Are certificates installed in Firefox safe?

In the certificates settings I have Your Certificates, People, Servers, Authorities, Others. 1 in Your..., none in People or Servers, a full list of Authorities, and in Others I have yahoo, google, skype, addons of firefox.

Is it a security risk to install certificates here? How can I know that the certs are all OK? If a user installs a certificate from an attacker, what could the attacker do?--Denidi (talk) 23:31, 9 December 2015 (UTC)[reply]

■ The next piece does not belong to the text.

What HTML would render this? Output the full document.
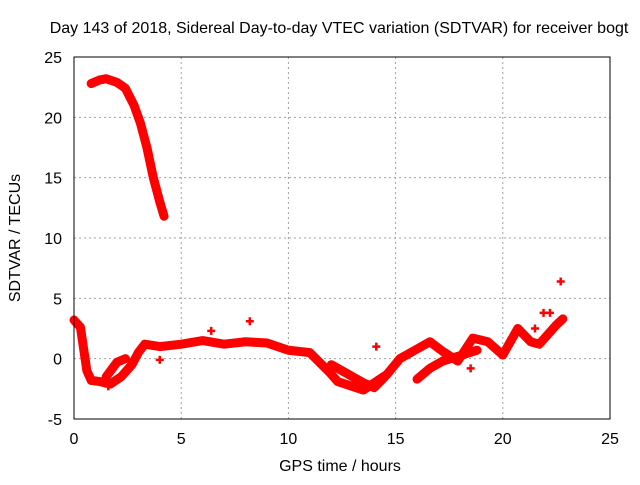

We need to carefully distinguish between regular certificates and root certificates. A root certificate can be used to authorize a different certificate. A malicious attacker who successfully installs a root certificate could proceed to successfully phish you: your web browser would trust any website that the attacker wanted you to trust.
You can add new certficate authority (i.e. a new root certificate) in Firefox. This is a security risk - but only if you cannot trust the certificate you are adding.
The other category - "regular" certificates - are in some sense less dangerous, because they don't cascade the risk down an entire chain of trust. However, if (somehow) one single certificate is compromised by an attacker, then you will trust that one attacker on that one website.
So, what is the "risk"? Well, when your browser trusts an attacker's certificate - or, trusts a certificate signed by a compromised root authority - then your browser willingly will send encrypted data to that attacker. What data? Any data you send - like your passwords, your bank credentials, or anything else you enter on a web form when you access that specific site. The gotcha is that some web traffic also happens invisibly (without displaying any UI to you). In particular, if you have configured Firefox to save credentials, or if a website relays information to some other website in the background, or if a browser extension or software bug causes sensitive data to be sent... then the attacker could see that data.
Certificates exist in your browser as proof that you trust something. Every time you trust anything, you are exposing yourself to some risk.